La desaparición de paisanos es un horror para cualquier persona a quien le duela la tragedia humana. Ni siquiera en los años del totalitarismo gubernamental como el que tuvo Guatemala, o la represión militar de la dictadura argentina o en la guerra entre el gobierno y la guerrilla en Colombia, se han dado tal cantidad de desapariciones como en nuestro querido México, caso donde esta tragedia supera todas las cifras conocidas.
En mayo, México, con datos oficiales del Registro Nacional de Personas Desaparecidas y No Localizadas (RNPDNO) rebasamos ya oficialmente los 100,000 casos de desapariciones de personas de 1964 a 2022. Esta contabilidad registra las desapariciones de los últimos 58 años. Pero de ellas, casi todas, el 97%, se refieren a casos posteriores a 2006. Esta cifra de 100 mil personas desaparecidas en el País puede ser simbólica, porque el número de desaparecidos es mucho mayor pues no se reflejan en los datos oficiales las denuncias no hechas; para familiares y colectivos de desaparecidos, este número podría superar el de las 500 mil personas.
Los datos de este registro nacional muestran que la mayor incidencia durante los últimos tres años se concentra en cinco Estados, que tienen con conjunto, más de la mitad de los desaparecidos: Jalisco, Estado de México, Ciudad de México, Nuevo León y Sinaloa, que suman más de 15.700 desaparecidos. Revisando los datos, el 74.72% (74 mil 736) son hombres y el 24.76 por ciento (24 mil 746) son mujeres. La estadística describe que desaparecen mujeres de 19 a 24 años y hombres de 20 a 34 y que esta desaparición está relacionada con la operación del crimen organizado.. Nuestros 100,000 desaparecidos registrados oficialmente, son una muestra del prolongado patrón de impunidad y de la tragedia que sigue ocurriendo cada día, pues en muy pocos casos se ha sentenciado a los perpetradores.

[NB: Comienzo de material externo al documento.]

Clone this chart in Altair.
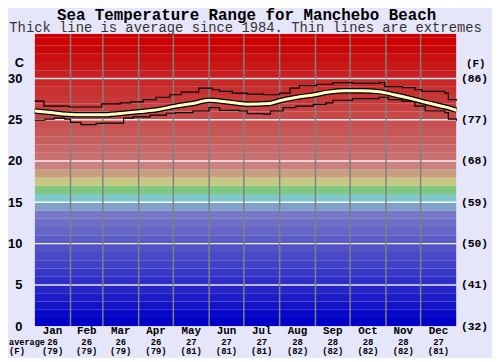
import altair as alt
import pandas as pd

# ---------------- data ----------------
month_names = ["Jan", "Feb", "Mar", "Apr", "May", "Jun",
               "Jul", "Aug", "Sep", "Oct", "Nov", "Dec"]
month_start = [0, 31, 59, 90, 120, 151, 181, 212, 243, 273, 304, 334]
month_len = [31, 28, 31, 30, 31, 30, 31, 31, 30, 31, 30, 31]
month_avg_c = [26, 26, 26, 26, 27, 27, 27, 28, 28, 28, 28, 27]
month_avg_f = [79, 79, 79, 79, 81, 81, 81, 82, 82, 82, 82, 81]

avg_day = [0, 14, 28, 43, 58, 74, 91, 108, 122, 137, 151, 165, 177, 184,
           203, 212, 226, 241, 255, 269, 283, 298, 312, 326, 340, 355, 365]
avg_temp = [26.06, 25.87, 25.67, 25.6, 25.6, 25.75, 25.98, 26.26, 26.65,
            26.97, 27.36, 27.17, 26.97, 26.88, 26.97, 27.3, 27.7, 28.0,
            28.35, 28.5, 28.5, 28.4, 28.0, 27.55, 27.05, 26.55, 26.15]

max_day = [0, 8, 30, 58, 74, 83, 94, 105, 117, 127, 142, 154, 160, 171, 184,
           198, 212, 221, 229, 244, 258, 275, 298, 303, 318, 329, 335, 355,
           358, 365]
max_temp = [27.25, 26.65, 26.54, 26.93, 27.05, 27.17, 27.44, 27.72, 28.03,
            28.35, 28.82, 28.63, 28.43, 28.23, 28.11, 28.03, 28.23, 28.82,
            29.14, 29.3, 29.5, 29.4, 29.5, 29.0, 28.9, 28.63, 28.43, 28.23,
            27.44, 27.33]

min_day = [0, 9, 17, 26, 31, 40, 53, 58, 77, 85, 100, 114, 122, 137, 151,
           160, 177, 184, 198, 204, 215, 226, 241, 252, 258, 275, 298, 306,
           318, 329, 338, 355, 358, 365]
min_temp = [24.96, 25.08, 25.2, 25.08, 24.68, 24.41, 24.57, 24.6, 25.2,
            25.35, 25.55, 25.79, 25.87, 26.06, 26.46, 26.14, 26.06, 25.75,
            25.67, 26.06, 26.46, 26.65, 26.85, 27.05, 27.36, 27.56, 27.72,
            27.44, 27.25, 26.65, 26.06, 25.87, 25.08, 24.88]

tick_c = [0, 5, 10, 15, 20, 25, 30]
band_lo = list(range(0, 36))

title_text = "Sea Temperature Range for Manchebo Beach"
subtitle_text = "Thick line is average since 1984. Thin lines are extremes"

# ---------------- styling ----------------
W, H = 427, 296
YMAX = 35.4
MONO = "Liberation Mono"
SANS = "Liberation Sans"


def band_color(t):
    if t <= 13:
        v = round(0x78 * t / 13)
        return "#%02x%02x%02x" % (v, v, 200)
    special = {14: "#80a0c8", 15: "#80c8c8", 16: "#80c880",
               17: "#c8c880", 18: "#c8a080", 19: "#c88080"}
    if t in special:
        return special[t]
    if t >= 34:
        return "#cc0000"
    g = max(0, 0x70 - 8 * (t - 20))
    return "#%02x%02x%02x" % (200, g, g)


bands_df = pd.DataFrame({
    "lo": band_lo,
    "hi": [min(v + 1, YMAX) for v in band_lo],
    "color": [band_color(v) for v in band_lo],
})
avg_df = pd.DataFrame({"day": avg_day, "temp": avg_temp})
max_df = pd.DataFrame({"day": max_day, "temp": max_temp})
min_df = pd.DataFrame({"day": min_day, "temp": min_temp})
hl_df = pd.DataFrame({"t": tick_c[1:]})
vl_df = pd.DataFrame({"d": month_start[1:]})
mon_df = pd.DataFrame({
    "mid": [s + l / 2 for s, l in zip(month_start, month_len)],
    "name": month_names,
    "c": [str(v) for v in month_avg_c],
    "f": ["(%d)" % v for v in month_avg_f],
})

xs = alt.Scale(domain=[0, 365], nice=False, zero=False)
ys = alt.Scale(domain=[0, YMAX], nice=False, zero=False)

bands = alt.Chart(bands_df).mark_rect(clip=True).encode(
    x=alt.value(0), x2=alt.value(W),
    y=alt.Y("lo:Q", scale=ys, axis=alt.Axis(
        values=tick_c, title="C", titleAngle=0, titleX=-16, titleY=29,
        titleAlign="center", titleBaseline="middle", titleFont=SANS,
        titleFontSize=13, titleFontWeight="bold", titleColor="#000",
        ticks=False, domain=False, grid=False, labelFont=SANS,
        labelFontSize=13, labelFontWeight="bold", labelPadding=13,
        labelColor="#000")),
    y2="hi:Q",
    color=alt.Color("color:N", scale=None),
)

hlines = alt.Chart(hl_df).mark_rule(color="white", strokeWidth=1.5, opacity=0.9).encode(
    x=alt.value(0), x2=alt.value(W),
    y=alt.Y("t:Q", scale=ys, axis=alt.Axis(
        orient="right", values=tick_c,
        labelExpr="'(' + round(datum.value * 9 / 5 + 32) + ')'",
        title="(F)", titleAngle=0, titleX=19, titleY=30, titleAlign="center",
        titleBaseline="middle", titleFont=MONO, titleFontSize=11,
        titleFontWeight="bold", titleColor="#000",
        ticks=False, domain=False, grid=False, labelFont=MONO,
        labelFontSize=11.5, labelFontWeight="bold", labelPadding=4,
        labelColor="#000")),
)

vlines = alt.Chart(vl_df).mark_rule(color="#808080", strokeWidth=1.5).encode(
    x=alt.X("d:Q", scale=xs, axis=None),
    y=alt.value(0), y2=alt.value(H),
)


def line(df, **kw):
    return alt.Chart(df).mark_line(**kw).encode(
        x=alt.X("day:Q", scale=xs, axis=None),
        y=alt.Y("temp:Q", scale=ys, axis=None),
    )


max_line = line(max_df, color="black", strokeWidth=1.2, interpolate="step-after")
min_line = line(min_df, color="black", strokeWidth=1.2, interpolate="step-after")
avg_outline = line(avg_df, color="black", strokeWidth=5.5, interpolate="monotone")
avg_inner = line(avg_df, color="#ffffc0", strokeWidth=3, interpolate="monotone")


def bottom_text(field, dy, size):
    return alt.Chart(mon_df).mark_text(
        font=MONO, fontWeight="bold", fontSize=size, baseline="middle",
        color="black").encode(
        x=alt.X("mid:Q", scale=xs, axis=None),
        y=alt.value(dy),
        text=f"{field}:N",
    )


names = bottom_text("name", H + 5, 11)
crow = bottom_text("c", H + 16, 9)
frow = bottom_text("f", H + 25, 9)


def free_text(txt, x, y, size, weight="bold", color="black", align="left"):
    return alt.Chart(pd.DataFrame({"t": [txt]})).mark_text(
        font=MONO, fontWeight=weight, fontSize=size, baseline="middle",
        align=align, color=color,
    ).encode(x=alt.value(x), y=alt.value(y), text="t:N")


avg_lbl = free_text("average", -26, H + 16, 8.7)
f_lbl = free_text("(F)", -26, H + 25, 9)
title_lbl = free_text(title_text, W / 2 + 1, -19.5, 16, align="center")
sub_lbl = free_text(subtitle_text, W / 2, -6, 14, weight="normal",
                    color="#333333", align="center")

chart = alt.layer(
    bands, hlines, vlines, max_line, min_line, avg_outline, avg_inner,
    names, crow, frow, avg_lbl, f_lbl, title_lbl, sub_lbl,
).resolve_scale(y="independent").properties(
    width=W, height=H,
    autosize=alt.AutoSizeParams(type="none"),
    padding={"left": 27, "top": 24, "right": 36, "bottom": 30},
    background="#e6e6fa",
).configure_view(stroke=None)

chart.save("out.html", embed_options={"renderer": "svg", "actions": False})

¿Qué no hemos hecho como sociedad para detener este horror? Se han movilizado, es cierto, activistas, familiares de personas desaparecidas, académicos y especialistas para crear opinión pública y exigirle al gobierno en sus tres niveles, acciones contundentes. Muchas de las víctimas de desaparición forzada son detenidas o recluidas de forma arbitraria, es decir, detenidas o recluidas sin una orden de detención, ya por el gobierno o ya por el crimen organizado. Las personas desaparecidas también alta probabilidad de sufrir tortura, pues quedan completamente fuera del amparo de la ley.
Por eso, se habla de que México tiene una “crisis forense”, pues no tenemos registros confiables de las personas desaparecidas, de posibles fosas, de perfiles genéticos. Este sexenio, el del presidente AMLO, el horror es mayor; con Calderón, se dieron alrededor de 17,000 reportes de desaparición; con Peña Nieto fueron 35,000, y ya AMLO acumula 31,000, por lo que lamentablemente podría rebasar los 40,000 al término; es decir, al ritmo actual, este sexenio romperá todas las marcas. No hay grandes diferencias en regiones. Nuestro Bajío, antaño relativamente tranquilo, no escapa a esta realidad. Los datos del RNPDNO muestran que, en el 2019, Guanajuato registró 594 personas desaparecidas; en 2020, el número fue de 652, para disminuir ya en el 2021 y 2022.
Aunque en teoría, México vive en paz, el informe sobre la situación de los desaparecidos en México, publicado este año, el Comité contra la Desaparición Forzada de Naciones Unidas advierte sobre esta situación: “La delincuencia organizada se ha convertido en un perpetrador central de desapariciones, con diversas formas de connivencia y diversos grados de participación, aquiescencia u omisión de servidores públicos”. A esta crisis de los desaparecidos se suma otra causada por el rezago en el reconocimiento de los cuerpos que son encontrados, pues en el País, más de 52,000 fallecidos permanecen sin identificar, por lo que el gobierno federal decidió crear el Centro Nacional de Identificación Humana, para el reconocimiento de los cadáveres recuperados de las fiscalías, servicios médicos forenses, cementerios y fosas clandestinas.
Pero el desafío mayor, lo tenemos en la sociedad, en trabajar en la reconstrucción del tejido social desde la infancia y armar en la adolescencia, ambientes que aseguren un tránsito de los jóvenes hacia la vida adulta plena, con un proyecto de vida que les aleje de la probabilidad de caer en las redes del horror.